Source: Wikimedia Commons

The rate of deaths due to cancer in the United States is dropping. Americans today have a 20 percent less chance of dying from cancer than they did nearly 20 years ago.

The Annual Report to the Nation on the Status of Cancer was released by the American Cancer Society on January 21. According to the report overall deaths due to cancer dropped from 215.1 deaths per 100,000 people in 1991 to 173.1 deaths per 100,000 in 2009 – a 20 percent decrease. Men and women showed similar drops in risk between 2000 and 2009: risk of cancer among men decreased 1.8 percent per year, while risk for women dropped 1.4 percent per year. Children between 0 and 14 years of age were 1.8 percent less likely to die from cancer over the same time period.

For adults the drop in mortality is due in part to fewer new cases being diagnosed. Between 2000 and 2009 men and women showed an average decrease of 0.6 percent of new cases per year. Children, on the other hand, showed an average 0.6 percent increase in number of new cases. The faster decline in deaths, however, is attributed to better screening and treatment, and the decreasing number of Americans who choose to smoke.

Better screening is in part responsible for the drop in deaths due to cancer seen among both men and women between 2000 and 2009. [Source: Wikimedia Commons]

The report also showed that mortality due to the four most common types of cancer – lung, colon, breast and prostate – all declined by at least 30 percent. The decrease in deaths due to lung cancer among men, a trend that began in the 1990s, has continued through the past decade. Women have seen deaths due to lung cancer drop over the past three years. And while the rate of breast cancer cases has actually remained steady between 2000 and 2009, the number of deaths due to breast cancer has declined. These trends are thought to be due to declines in smoking.

The news isn’t good for all types of cancer, however. Among women, rates of new cases increased for melanoma, thyroid, kidney, pancreatic, liver and uterine cancers as well as leukemia. The report mentions that excess weight and a lack of physical activity is a risk for these cancers.

And while the 20 percent decrease in cancer-caused mortalities means 1.18 million cancer deaths were prevented, cancer still remains among the deadliest killers for Americans, second only to heart disease. In addition to those forms mentioned above, the incidence of colon and rectal cancers is also increased with obesity.

Which makes America’s expanding waistline all the more problematic. Right now two-thirds of American adults are obese and a third of American children. And projections indicate it’s going to get worse, with more than half of Americans becoming diabetic or pre-diabetic by 2020.

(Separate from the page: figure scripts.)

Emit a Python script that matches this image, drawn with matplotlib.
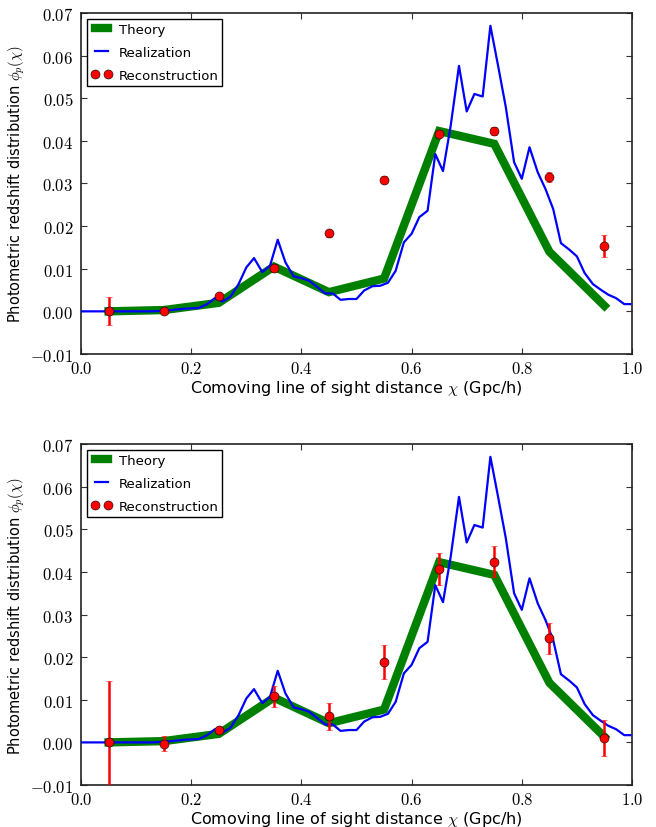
import numpy as np
import matplotlib
matplotlib.use("Agg")
import matplotlib.pyplot as plt
from matplotlib.ticker import FuncFormatter
from matplotlib.lines import Line2D

plt.rcParams['font.family'] = ['DejaVu Sans']
plt.rcParams['mathtext.fontset'] = 'cm'

# ---------------- data ----------------
theory_x = [0.05, 0.15, 0.25, 0.35, 0.45, 0.55, 0.65, 0.75, 0.85, 0.95]
theory_y = [0.0, 0.0003, 0.0020, 0.0105, 0.0045, 0.0077, 0.0423, 0.0393, 0.0140, 0.0013]

real_x = [0.000, 0.014, 0.029, 0.043, 0.057, 0.071, 0.086, 0.100, 0.114, 0.129,
          0.143, 0.157, 0.171, 0.186, 0.200, 0.214, 0.229, 0.243, 0.257, 0.271,
          0.286, 0.300, 0.314, 0.329, 0.343, 0.357, 0.371, 0.386, 0.400, 0.414,
          0.429, 0.443, 0.457, 0.471, 0.486, 0.500, 0.514, 0.529, 0.543, 0.557,
          0.571, 0.586, 0.600, 0.614, 0.629, 0.643, 0.657, 0.671, 0.686, 0.700,
          0.714, 0.729, 0.743, 0.757, 0.771, 0.786, 0.800, 0.814, 0.829, 0.843,
          0.857, 0.871, 0.886, 0.900, 0.914, 0.929, 0.943, 0.957, 0.971, 0.986,
          0.997]
real_y = [0.0, 0.0, 0.0, 0.0, 0.0, 0.0, 0.0, 0.0, 0.0, 0.0,
          0.0001, 0.0002, 0.0004, 0.0006, 0.0007, 0.0008, 0.0017, 0.0031, 0.0023, 0.0034,
          0.0064, 0.0103, 0.0125, 0.0092, 0.0107, 0.0168, 0.0115, 0.0082, 0.0078, 0.0072,
          0.0057, 0.0042, 0.0042, 0.0027, 0.0029, 0.0029, 0.0049, 0.0059, 0.0060, 0.0067,
          0.0095, 0.0162, 0.0182, 0.0221, 0.0236, 0.0369, 0.0329, 0.0436, 0.0576, 0.0469,
          0.0510, 0.0504, 0.0670, 0.0576, 0.0479, 0.0350, 0.0311, 0.0385, 0.0326, 0.0287,
          0.0240, 0.0160, 0.0145, 0.0129, 0.0090, 0.0064, 0.0051, 0.0039, 0.0031, 0.0017,
          0.0017]

rec_x = [0.05, 0.15, 0.25, 0.35, 0.45, 0.55, 0.65, 0.75, 0.85, 0.95]
rec_top_y = [0.0, 0.0, 0.0037, 0.0101, 0.0183, 0.0309, 0.0417, 0.0423, 0.0315, 0.0154]
rec_top_err = [0.0033, 0.0003, 0.0005, 0.0008, 0.0009, 0.0009, 0.0008, 0.0009, 0.0011, 0.0026]
rec_bot_y = [0.0, -0.0003, 0.0029, 0.0108, 0.0061, 0.0189, 0.0407, 0.0424, 0.0244, 0.0010]
rec_bot_err = [0.0145, 0.0018, 0.0007, 0.0024, 0.0031, 0.0040, 0.0037, 0.0037, 0.0037, 0.0042]

xticks = [0.0, 0.2, 0.4, 0.6, 0.8, 1.0]
yticks = [-0.01, 0.0, 0.01, 0.02, 0.03, 0.04, 0.05, 0.06, 0.07]

# ---------------- figure ----------------
fig = plt.figure(figsize=(6.56, 8.28), dpi=100)
ax_top = fig.add_axes([0.1235, 0.5713, 0.8399, 0.4118])
ax_bot = fig.add_axes([0.1235, 0.0507, 0.8399, 0.4118])

for ax, ry, re in [(ax_top, rec_top_y, rec_top_err), (ax_bot, rec_bot_y, rec_bot_err)]:
    h1, = ax.plot(theory_x, theory_y, color='green', lw=6, label='Theory', zorder=2,
                  solid_joinstyle='miter')
    h2, = ax.plot(real_x, real_y, color='blue', lw=1.6, label='Realization', zorder=3)
    ax.errorbar(rec_x, ry, yerr=re, fmt='o', color='red', ecolor='red',
                mec='black', mew=0.4, ms=6.5, elinewidth=1.8, capsize=2.5,
                capthick=1.0, zorder=4)
    h3 = Line2D([], [], ls='none', marker='o', color='red', mec='black',
                mew=0.4, ms=6.5)
    ax.set_xlim(0.0, 1.0)
    ax.set_ylim(-0.01, 0.07)
    ax.set_xticks(xticks)
    ax.set_yticks(yticks)
    ax.xaxis.set_major_formatter(FuncFormatter(lambda v, p: r'$%.1f$' % v))
    ax.yaxis.set_major_formatter(FuncFormatter(lambda v, p: r'$%.2f$' % v))
    ax.tick_params(direction='in', top=True, right=True, length=4, width=0.8,
                   labelsize=12, colors='#333333', labelcolor='black', pad=5.5)
    ax.tick_params(axis='x', pad=3.5)
    for s in ax.spines.values():
        s.set_linewidth(1.2)
        s.set_color('#222222')
    ax.set_xlabel(r'Comoving line of sight distance $\chi$ (Gpc/h)', fontsize=11.5, labelpad=0.5)
    ax.set_ylabel(r'Photometric redshift distribution $\phi_p(\chi)$', fontsize=10.5, labelpad=2)
    leg = ax.legend([h1, h2, h3], ['Theory', 'Realization', 'Reconstruction'],
                    loc='upper left', numpoints=2, fontsize=9.5, fancybox=False,
                    framealpha=1.0, edgecolor='black', handlelength=1.6,
                    handletextpad=0.5, borderaxespad=0.45, labelspacing=0.75,
                    borderpad=0.3)
    leg.get_frame().set_linewidth(1.0)

fig.savefig('out.png', dpi=100)
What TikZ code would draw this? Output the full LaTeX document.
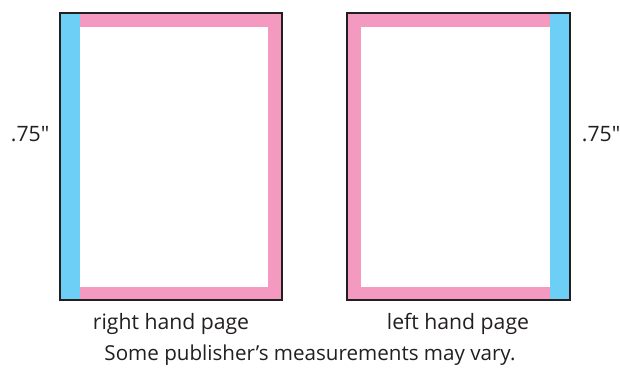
\documentclass[tikz,border=0pt]{standalone}
\usepackage{fontspec}
\setmainfont{Open Sans}
\definecolor{mblue}{HTML}{6DCFF6}
\definecolor{mpink}{HTML}{F49AC1}
\definecolor{mline}{HTML}{231F20}
\begin{document}
\begin{tikzpicture}[x=1pt,y=-1pt,
  pageframe/.style={draw=mline,line width=1.5pt},
  lbl/.style={font=\fontsize{21.2}{24}\selectfont,text=mline,inner sep=0pt},
  notetext/.style={font=\fontsize{20.6}{24}\selectfont,text=mline,inner sep=0pt}]
\useasboundingbox (0,0) rectangle (620,374);
% left (right hand) page
\fill[mpink] (80,13) rectangle (282,27);
\fill[mpink] (268,13) rectangle (282,300);
\fill[mpink] (80,287) rectangle (282,300);
\fill[mblue] (60,13) rectangle (80,300);
\draw[pageframe] (60,13) rectangle (282,300);
% right (left hand) page
\fill[mpink] (347,13) rectangle (550,27);
\fill[mpink] (347,13) rectangle (361,300);
\fill[mpink] (347,287) rectangle (550,300);
\fill[mblue] (550,13) rectangle (570,300);
\draw[pageframe] (347,13) rectangle (570,300);
% labels
\node[lbl] (ml) at (30,134) {.75″};
\node[lbl] (mr) at (601,134) {.75″};
\node[lbl] (rp) at (171,324) {right hand page};
\node[lbl] (lp) at (458,324) {left hand page};
\node[notetext] (note) at (310,355) {Some publisher’s measurements may vary.};
\end{tikzpicture}
\end{document}
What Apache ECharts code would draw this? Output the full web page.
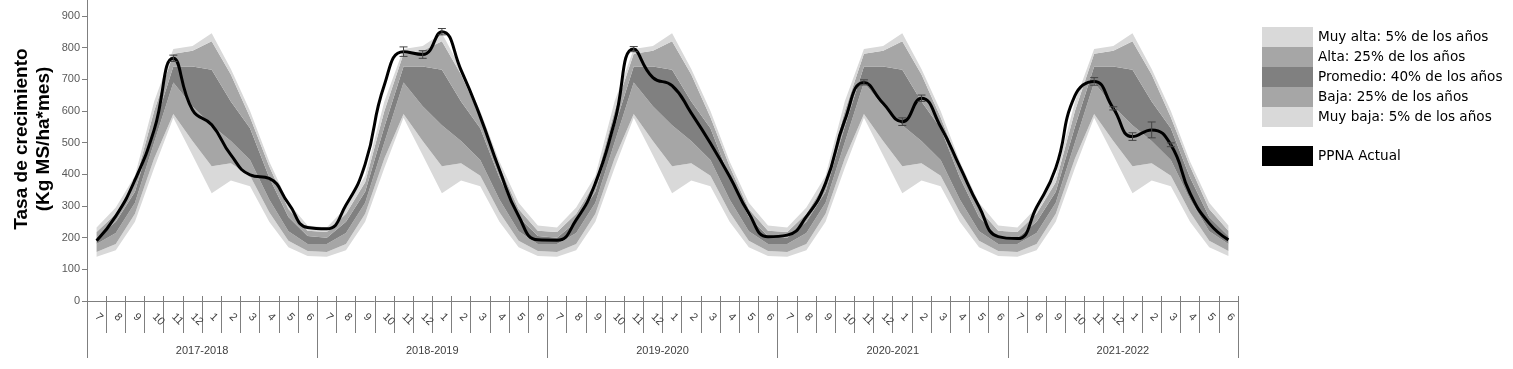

So while cancer mortality rates are decreasing, for the time being, let’s hope that the benefits of better screening and treatments tip the scale against the obesity epidemic that’s almost certain to worsen in the coming decade.

Peter Murray was born in Boston in 1973. He earned a PhD in neuroscience at the University of Maryland, Baltimore studying gene expression in the neocortex. Following his dissertation work he spent three years as a post-doctoral fellow at the same university studying brain mechanisms of pain and motor control. He completed a collection of short stories in 2010 and has been writing for Singularity Hub since March 2011.